Trucks that fail inspection can be placed out of service on the spot, meaning they cannot move until the problem is fixed. Brake defects, bald tires, and hours-of-service violations are among the most common reasons a truck gets pulled from the road.

What Happens If a Truck Is Overweight

Fines for exceeding weight limits vary dramatically by state, but they all escalate as the excess weight increases. In Illinois, being 1,000 to 2,000 pounds over costs $100, but exceeding the limit by 45% or more jumps to $7,000. In Idaho, a truck more than 20,000 pounds over its limit faces a base fine of $2,500 plus 30 cents for every additional pound. Maryland charges just a penny per pound for the first 1,000 pounds over, but that climbs to 40 cents per pound once you exceed 20,000 pounds over the limit.

Beyond fines, an overweight truck may be required to redistribute or offload cargo before continuing. In some states, repeat offenders face license suspensions or additional penalties for the carrier company. The financial risk alone is designed to make overloading not worth it.

How Trucks Get Weighed

Traditional weigh stations use static scales that require trucks to pull off the highway, stop completely, and sit on a platform while their axle weights and gross weight are measured. This is accurate but slow, and it creates bottlenecks, especially on busy freight corridors.

Weigh-in-motion technology offers an alternative. Sensors embedded in the pavement surface measure the force a truck’s tires exert as it rolls over them at highway speed, then convert that force into an estimated weight using calibration data. The key challenge is accuracy: a moving vehicle bounces and oscillates, so the force detected by the sensor at any given instant isn’t necessarily the same as the gravitational force of the truck sitting still. Engineers continue refining these systems to close that gap, but they’re already widely used as screening tools. Trucks that appear to be within legal limits can pass through without stopping, while those flagged as potentially overweight are directed to a static scale for a precise measurement.

Bypass Programs for Compliant Carriers

Trucking companies with strong safety records and compliant equipment don’t always have to stop. Programs like PrePass and Drivewyze PreClear let qualifying trucks bypass weigh stations entirely. PrePass uses a transponder mounted on the windshield that communicates with the station as the truck approaches. If the carrier’s weight, size, and safety credentials all check out, the driver gets a green signal and keeps moving. A red signal means they need to pull in.

Drivewyze works through a smartphone, tablet, or electronic logging device, delivering a bypass or non-bypass notification as the driver approaches a station. Both systems pull from databases that track a carrier’s inspection history, insurance status, and safety ratings. Any heavy vehicle not enrolled in a bypass program is required to pass through every open weigh station on its route.

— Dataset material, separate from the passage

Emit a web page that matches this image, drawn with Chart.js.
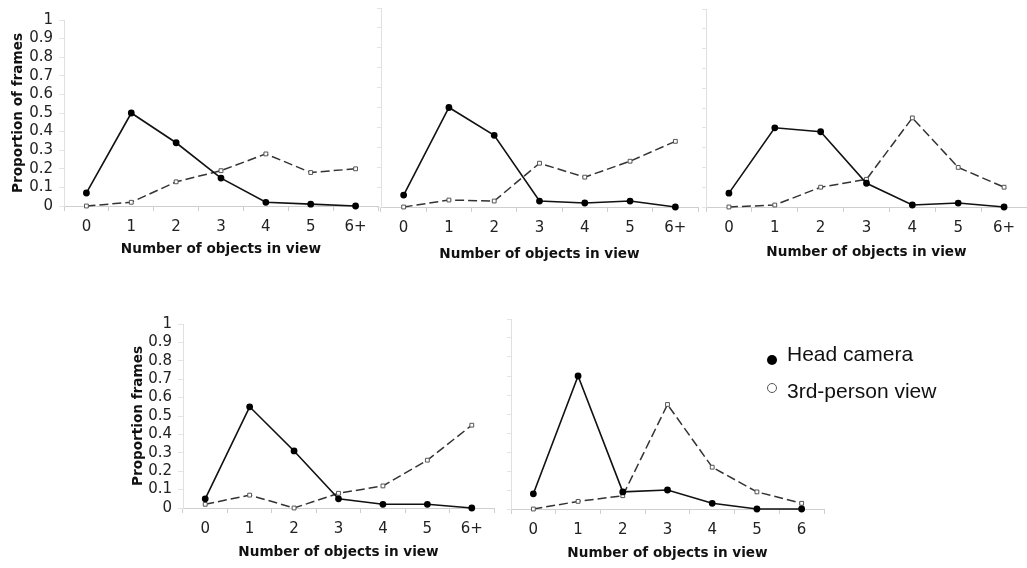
<!DOCTYPE html>
<html>
<head>
<meta charset="utf-8">
<script src="https://cdn.jsdelivr.net/npm/chart.js@4"></script>
<style>
  html, body { margin: 0; padding: 0; background: #fff; overflow: hidden; }
  body { width: 1027px; height: 568px; position: relative; }
  canvas { position: absolute; }
  .leg { position: absolute; font-family: "Liberation Sans", Arial, sans-serif; font-size: 21px; color: #111; white-space: nowrap; }
  .dot { position: absolute; border-radius: 50%; }
</style>
</head>
<body>
<canvas id="c1"></canvas>
<canvas id="c2"></canvas>
<canvas id="c3"></canvas>
<canvas id="c4"></canvas>
<canvas id="c5"></canvas>

<div class="dot" style="left:767px; top:355px; width:10px; height:10px; background:#000;"></div>
<div class="leg" style="left:787px; top:342px;">Head camera</div>
<div class="dot" style="left:767px; top:383px; width:8px; height:8px; border:1px solid #555; background:#fff;"></div>
<div class="leg" style="left:787px; top:379px;">3rd-person view</div>

<script>
// categories
const objCats = ["0", "1", "2", "3", "4", "5", "6+"];
const objCatsLast = ["0", "1", "2", "3", "4", "5", "6"];

// series values (proportion of frames)
const p1Head  = [0.07, 0.50, 0.34, 0.15, 0.02, 0.01, 0];
const p1Third = [0, 0.02, 0.13, 0.19, 0.28, 0.18, 0.20];
const p2Head  = [0.06, 0.50, 0.36, 0.03, 0.02, 0.03, 0];
const p2Third = [0, 0.035, 0.03, 0.22, 0.15, 0.23, 0.33];
const p3Head  = [0.07, 0.40, 0.38, 0.12, 0.01, 0.02, 0];
const p3Third = [0, 0.01, 0.10, 0.14, 0.45, 0.20, 0.10];
const p4Head  = [0.05, 0.55, 0.31, 0.05, 0.02, 0.02, 0];
const p4Third = [0.02, 0.07, 0, 0.08, 0.12, 0.26, 0.45];
const p5Head  = [0.08, 0.70, 0.09, 0.10, 0.03, 0, 0];
const p5Third = [0, 0.04, 0.07, 0.55, 0.22, 0.09, 0.03];

// axis texts
const xTitle = "Number of objects in view";
const yTitle1 = "Proportion of frames";
const yTitle2 = "Proportion frames";

const tickFont = { family: "DejaVu Sans, Verdana, sans-serif", size: 15 };
const titleFont = { family: "DejaVu Sans, Verdana, sans-serif", size: 13.6, weight: "bold" };
const axisGray = "#cfcfcf";

function makePanel(id, labels, head, third, box) {
  const cv = document.getElementById(id);
  cv.width = box.w; cv.height = box.h;
  cv.style.left = box.x + "px";
  cv.style.top = box.y + "px";
  const showY = !!box.yTitle;

  new Chart(cv, {
    type: "line",
    data: {
      labels: labels,
      datasets: [
        {
          label: "Head camera",
          data: head,
          borderColor: "#111",
          borderWidth: 1.6,
          pointStyle: "circle",
          pointRadius: 2.6,
          pointBackgroundColor: "#000",
          pointBorderColor: "#000",
          tension: 0,
          clip: false
        },
        {
          label: "3rd-person view",
          data: third,
          borderColor: "#333",
          borderWidth: 1.5,
          borderDash: [9, 4],
          pointStyle: "rect",
          pointRadius: 2.7,
          pointBackgroundColor: "#fff",
          pointBorderColor: "#555",
          pointBorderWidth: 1,
          tension: 0,
          clip: false
        }
      ]
    },
    options: {
      responsive: false,
      animation: false,
      devicePixelRatio: 1,
      layout: { padding: { top: 10, right: 10, left: 0, bottom: 0 } },
      plugins: { legend: { display: false }, tooltip: { enabled: false } },
      scales: {
        x: {
          type: "category",
          offset: true,
          grid: { offset: true, drawOnChartArea: false, drawTicks: true, tickLength: 5, color: axisGray },
          border: { color: axisGray },
          ticks: { font: tickFont, color: "#222", padding: 7, maxRotation: 0 },
          title: { display: true, text: xTitle, font: titleFont, color: "#111", padding: { top: 0, bottom: 4 } },
          afterFit: s => { s.height = box.xh; }
        },
        y: {
          min: 0,
          max: 1,
          ticks: {
            stepSize: 0.1,
            autoSkip: false,
            display: showY,
            font: tickFont,
            color: "#222",
            padding: 6,
            callback: v => String(Math.round(v * 10) / 10)
          },
          grid: { drawOnChartArea: false, drawTicks: true, tickLength: showY ? 5 : 4, color: "#e4e4e4" },
          border: { color: "#e0e0e0" },
          title: { display: showY, text: box.yTitle || "", font: titleFont, color: "#111", padding: { top: 10, bottom: 0 } },
          afterFit: s => { s.width = box.yw; }
        }
      }
    }
  });
}

makePanel("c1", objCats, p1Head, p1Third, { x: 0, y: 5, w: 388, h: 257, yw: 64, xh: 56, yTitle: yTitle1 });
makePanel("c2", objCats, p2Head, p2Third, { x: 375, y: -2, w: 333, h: 269, yw: 6, xh: 60 });
makePanel("c3", objCats, p3Head, p3Third, { x: 700, y: -1, w: 337, h: 266, yw: 6, xh: 58 });
makePanel("c4", objCats, p4Head, p4Third, { x: 120, y: 309, w: 384, h: 256, yw: 63, xh: 57, yTitle: yTitle2 });
makePanel("c5", objCatsLast, p5Head, p5Third, { x: 505, y: 309, w: 329, h: 257, yw: 6, xh: 57 });
</script>
</body>
</html>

These bypass programs benefit everyone. Compliant carriers save time and fuel. Enforcement officers can focus their limited resources on unknown or higher-risk vehicles. And traffic flow improves at stations that would otherwise back up with long lines of trucks waiting to be weighed.

Protecting Taxpayer Investment

The U.S. has roughly 615,000 bridges and over 164,000 miles of National Highway System roads. All of it was built and is maintained with public money, and all of it was designed around specific weight tolerances. Weigh stations exist because voluntary compliance alone isn’t enough to protect that investment. The exponential relationship between truck weight and road damage means that even a small percentage of overloaded trucks can dramatically shorten the life of pavement and bridges, shifting repair costs onto taxpayers years or decades ahead of schedule.